Tunneling transport in devices with semiconducting leads

TL;DR

This paper extends the theory of tunneling transport to finite temperatures for devices with semiconducting leads, applying it to molecular systems and revealing that decay constants depend on band edges rather than Fermi level.

Contribution

It introduces a finite-temperature extension of tunneling transport theory applicable to semiconducting leads and provides insights into decay constants and transport channels in molecular devices.

Findings

Decay constant depends on band edges, not Fermi level.

Qualitative agreement with experimental data.
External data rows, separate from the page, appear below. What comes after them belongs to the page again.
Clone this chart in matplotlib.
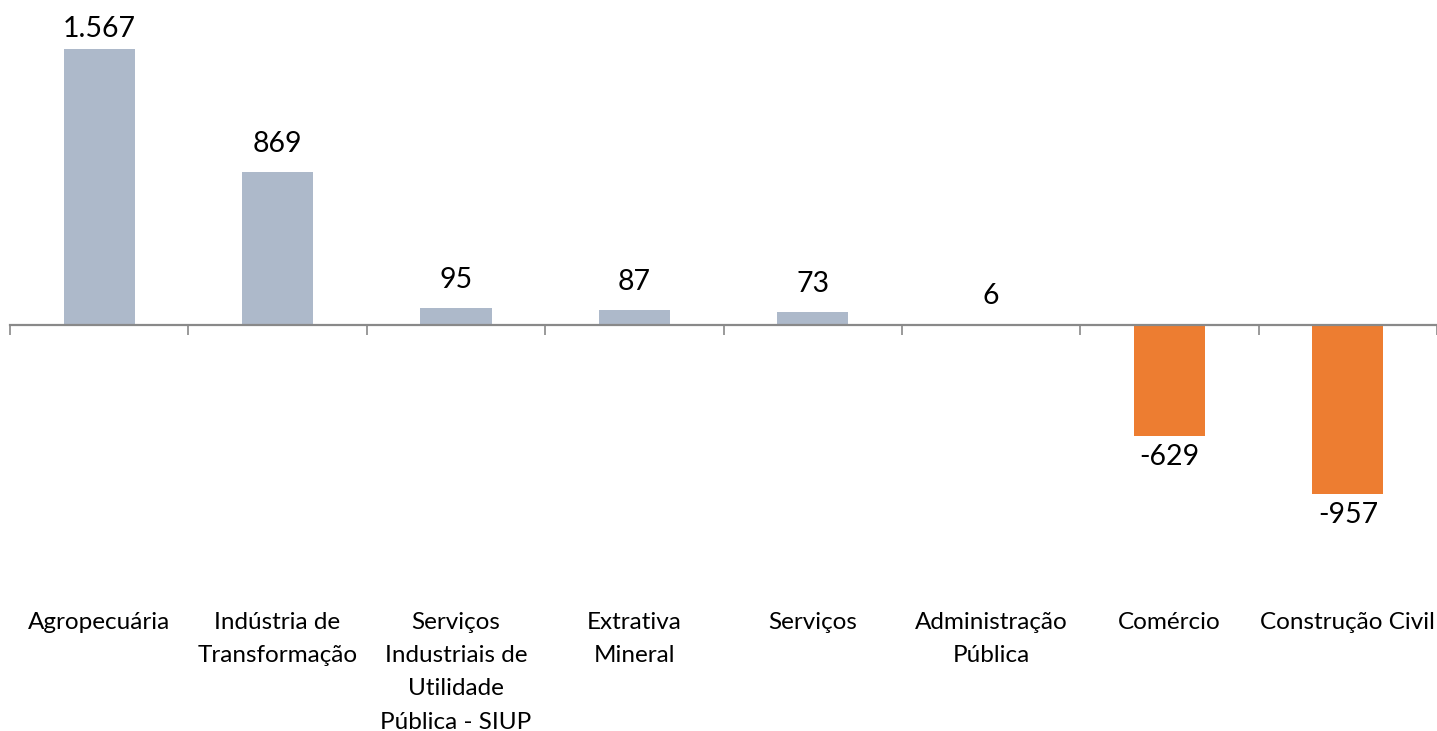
import matplotlib
matplotlib.use("Agg")
import matplotlib.pyplot as plt
import matplotlib.transforms as mtransforms

categories = ["Agropecuária", "Indústria de\nTransformação",
              "Serviços\nIndustriais de\nUtilidade\nPública - SIUP",
              "Extrativa\nMineral", "Serviços", "Administração\nPública",
              "Comércio", "Construção Civil"]
values = [1567, 869, 95, 87, 73, 6, -629, -957]
value_labels = ["1.567", "869", "95", "87", "73", "6", "-629", "-957"]

pos_color = "#ADB9CA"
neg_color = "#ED7D31"

plt.rcParams['font.family'] = ['Lato', 'DejaVu Sans']

W, H = 1437, 731
fig = plt.figure(figsize=(W/100, H/100), dpi=100)
ax = fig.add_axes([10/W, 0, (1437-10)/W, 1])

n = len(categories)
colors = [pos_color if v >= 0 else neg_color for v in values]
x = list(range(n))
ax.bar(x, values, width=0.4, color=colors, zorder=2)

ax.set_xlim(-0.5, n - 0.5)
# zero at pixel 325 from top; 1567 -> pixel 49
scale = (325 - 49) / 1567  # px per unit
top = 325 / scale
bottom = -(H - 325) / scale
ax.set_ylim(bottom, top)

for s in ['top', 'right', 'left']:
    ax.spines[s].set_visible(False)
ax.spines['bottom'].set_position(('data', 0))
ax.spines['bottom'].set_color('#898989')
ax.spines['bottom'].set_linewidth(1.6)
ax.spines['bottom'].set_zorder(3)
ax.set_yticks([])
ax.set_xticks([i - 0.5 for i in range(n + 1)])
ax.set_xticklabels([])
ax.tick_params(axis='x', direction='out', length=7, width=1.2, color='#898989')

fs_val = 20.5
pt2px = 100 / 72
for i, (v, lab) in enumerate(zip(values, value_labels)):
    if v >= 0:
        # baseline about 20 px above bar top, but keep label inside the figure
        bar_top_px = 325 - v * scale
        base_px = bar_top_px - 20
        min_base_px = 37
        base_px = max(base_px, min_base_px)
        off = (bar_top_px - base_px) / pt2px
        ax.annotate(lab, (i, v), xytext=(0, off), textcoords='offset points',
                    ha='center', va='baseline', fontsize=fs_val, color='black')
    else:
        ax.annotate(lab, (i, v), xytext=(0, -6), textcoords='offset points',
                    ha='center', va='top', fontsize=fs_val, color='black')

trans = mtransforms.blended_transform_factory(ax.transData, ax.transAxes)
for i, c in enumerate(categories):
    ax.text(i, 1 - 612 / H, c, transform=trans, ha='center', va='top',
            fontsize=17.5, linespacing=1.72, color='black')

fig.savefig("out.png", dpi=100)
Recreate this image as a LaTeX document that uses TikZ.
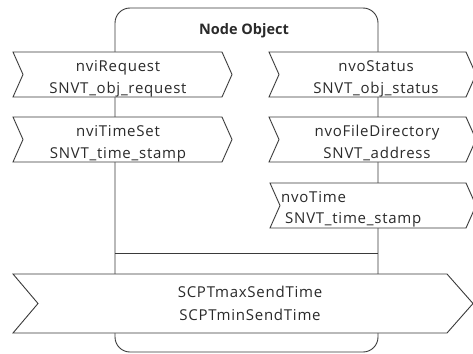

Mapping of evanescent transport channels provides physical insight.

Abstract

This paper extends the modern theory of tunneling transport to finite temperatures. The extension enables applications to molecular electronic devices connected to semiconducting leads. The paper presents an application of the theory to molecular devices made of alkyl chains connected to silicon nano-wires, mapping their transport characteristics as functions of temperature and alkyl chain's length. Based on these calculations and on the analytic theory, it is found that the tunneling decay constant is determined not by the Fermi level, but by the edge of the valence or conductance band, whichever is closer to the Fermi level. Further insight is provided by mapping the evanescent transport channels of the alkyl chains and few other physical quantities appearing in the analytic formula for conductance. A good qualitative agreement with the experimental data is obtained.